9. It follows that the only ground on which the writ petition was dismissed, cannot be sustained by us. But before the Labour Court, there was another ground mooted though it was not dealt with by the learned Judge. In referring to this ground, we might briefly cite the observations of their Lordships of the Supreme Court in Lord Krishna Textile Mills v. Its Workman, : (1961)ILLJ211SC . As the Supreme Court pointed out, the appropriate authority dealing with an application under Section 33(2)(b) cannot examine the facts, as an appellate court might do. It is only if the authority is satisfied that the finding recorded at the domestic enquiry is perverse, in the sense that it is not justified by any legal evidence whatever, that the authority may be entitled to decline approval. Their Lordships have stressed the difference between a finding not supported by legal evidence, which is sometimes loosely called the 'No evidence' rule of Judicial Review, and a finding supported by evidence, which an authority exercising jurisdiction under the Industrial Law, may not itself consider adequate or satisfactory.

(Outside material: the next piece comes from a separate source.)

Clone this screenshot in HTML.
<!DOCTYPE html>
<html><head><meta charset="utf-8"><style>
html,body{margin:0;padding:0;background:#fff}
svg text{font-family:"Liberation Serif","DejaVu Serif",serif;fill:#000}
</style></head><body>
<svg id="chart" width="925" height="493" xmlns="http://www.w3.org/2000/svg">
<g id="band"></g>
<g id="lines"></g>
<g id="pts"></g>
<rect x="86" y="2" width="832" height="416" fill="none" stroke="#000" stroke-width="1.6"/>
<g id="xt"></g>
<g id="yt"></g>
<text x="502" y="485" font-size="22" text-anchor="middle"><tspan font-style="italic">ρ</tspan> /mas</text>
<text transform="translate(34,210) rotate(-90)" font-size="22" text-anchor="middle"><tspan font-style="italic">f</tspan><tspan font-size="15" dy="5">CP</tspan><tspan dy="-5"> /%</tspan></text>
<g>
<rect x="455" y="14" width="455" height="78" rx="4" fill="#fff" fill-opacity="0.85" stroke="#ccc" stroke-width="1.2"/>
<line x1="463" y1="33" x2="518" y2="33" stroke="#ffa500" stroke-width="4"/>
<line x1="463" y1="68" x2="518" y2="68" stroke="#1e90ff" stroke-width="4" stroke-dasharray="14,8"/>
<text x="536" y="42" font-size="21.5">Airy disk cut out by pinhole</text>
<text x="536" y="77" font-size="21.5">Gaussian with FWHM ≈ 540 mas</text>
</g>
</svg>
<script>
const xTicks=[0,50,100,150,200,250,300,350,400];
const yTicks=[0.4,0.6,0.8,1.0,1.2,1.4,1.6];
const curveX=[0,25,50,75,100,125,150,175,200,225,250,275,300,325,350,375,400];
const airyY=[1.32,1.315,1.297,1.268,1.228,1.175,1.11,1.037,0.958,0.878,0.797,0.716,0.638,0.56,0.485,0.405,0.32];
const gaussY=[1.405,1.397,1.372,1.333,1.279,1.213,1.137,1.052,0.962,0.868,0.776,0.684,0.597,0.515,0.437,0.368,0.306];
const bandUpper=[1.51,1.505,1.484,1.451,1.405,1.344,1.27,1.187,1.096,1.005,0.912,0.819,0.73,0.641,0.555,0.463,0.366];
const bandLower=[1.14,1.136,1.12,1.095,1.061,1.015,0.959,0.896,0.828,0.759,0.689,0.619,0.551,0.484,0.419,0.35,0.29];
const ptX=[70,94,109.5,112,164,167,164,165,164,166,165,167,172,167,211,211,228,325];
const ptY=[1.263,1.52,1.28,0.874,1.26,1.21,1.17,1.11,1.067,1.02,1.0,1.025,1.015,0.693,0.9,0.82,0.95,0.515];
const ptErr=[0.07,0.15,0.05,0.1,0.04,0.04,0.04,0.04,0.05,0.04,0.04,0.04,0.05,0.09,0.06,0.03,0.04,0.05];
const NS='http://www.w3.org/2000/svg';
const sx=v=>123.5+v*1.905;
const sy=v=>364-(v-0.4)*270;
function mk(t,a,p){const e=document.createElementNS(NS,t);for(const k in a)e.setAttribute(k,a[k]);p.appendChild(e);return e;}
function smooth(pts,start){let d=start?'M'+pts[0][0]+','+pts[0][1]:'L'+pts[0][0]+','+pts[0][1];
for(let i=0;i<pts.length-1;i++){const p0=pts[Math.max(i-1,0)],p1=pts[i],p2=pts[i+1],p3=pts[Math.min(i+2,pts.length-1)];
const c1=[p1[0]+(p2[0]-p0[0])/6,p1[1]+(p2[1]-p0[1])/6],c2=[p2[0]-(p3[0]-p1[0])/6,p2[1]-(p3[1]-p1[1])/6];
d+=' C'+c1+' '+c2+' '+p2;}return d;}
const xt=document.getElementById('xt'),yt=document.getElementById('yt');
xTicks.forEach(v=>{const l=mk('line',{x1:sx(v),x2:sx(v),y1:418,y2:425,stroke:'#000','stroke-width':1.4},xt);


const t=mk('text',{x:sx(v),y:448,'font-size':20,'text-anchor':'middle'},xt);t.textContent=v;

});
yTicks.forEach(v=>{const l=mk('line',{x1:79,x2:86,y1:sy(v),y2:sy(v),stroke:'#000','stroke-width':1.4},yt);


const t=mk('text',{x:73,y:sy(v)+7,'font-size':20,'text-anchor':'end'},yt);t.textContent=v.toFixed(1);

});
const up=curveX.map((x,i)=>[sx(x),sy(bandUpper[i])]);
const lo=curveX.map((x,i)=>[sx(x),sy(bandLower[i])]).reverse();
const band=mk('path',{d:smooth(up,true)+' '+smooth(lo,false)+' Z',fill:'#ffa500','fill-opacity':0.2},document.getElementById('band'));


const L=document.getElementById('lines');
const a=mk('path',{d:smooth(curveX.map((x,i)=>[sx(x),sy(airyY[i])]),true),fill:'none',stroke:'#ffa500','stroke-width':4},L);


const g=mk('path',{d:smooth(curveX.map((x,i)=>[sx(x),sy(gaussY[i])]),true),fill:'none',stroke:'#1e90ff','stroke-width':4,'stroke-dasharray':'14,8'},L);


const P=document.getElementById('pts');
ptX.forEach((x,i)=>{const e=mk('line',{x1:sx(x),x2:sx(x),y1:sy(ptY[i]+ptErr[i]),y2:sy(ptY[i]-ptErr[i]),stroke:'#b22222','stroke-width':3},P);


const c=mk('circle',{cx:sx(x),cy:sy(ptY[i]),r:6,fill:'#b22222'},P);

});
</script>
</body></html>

10. In the present case the complaint appears to be that the evidence about the misconduct was forthcoming only from witnesses referred to by the employee himself. We find that even this complaint strictly speaking, may not be justified. For, though the record refers to the manager and the operator as witnesses referred to by the employee, they appear to have been examined in chief for the employer organisation, and cross-examined by the employee. However, since we are not in a position to judge whether there was legal evidence in support of the charge or otherwise, this matter not having been dealt with at all by the learned Judge (Veeraswami, J.,) we allow the appeal to the extent of setting aside the judgment of the learned Judge, and issuing a writ of certiorari quashing the award. This displacement of the award now releases the proceeding for further action by the Labour Court, if the employee desires to ventilate his grievance further, and the management also wants the approval of the Labour Court now under Section 33(2)(b). No order as to costs.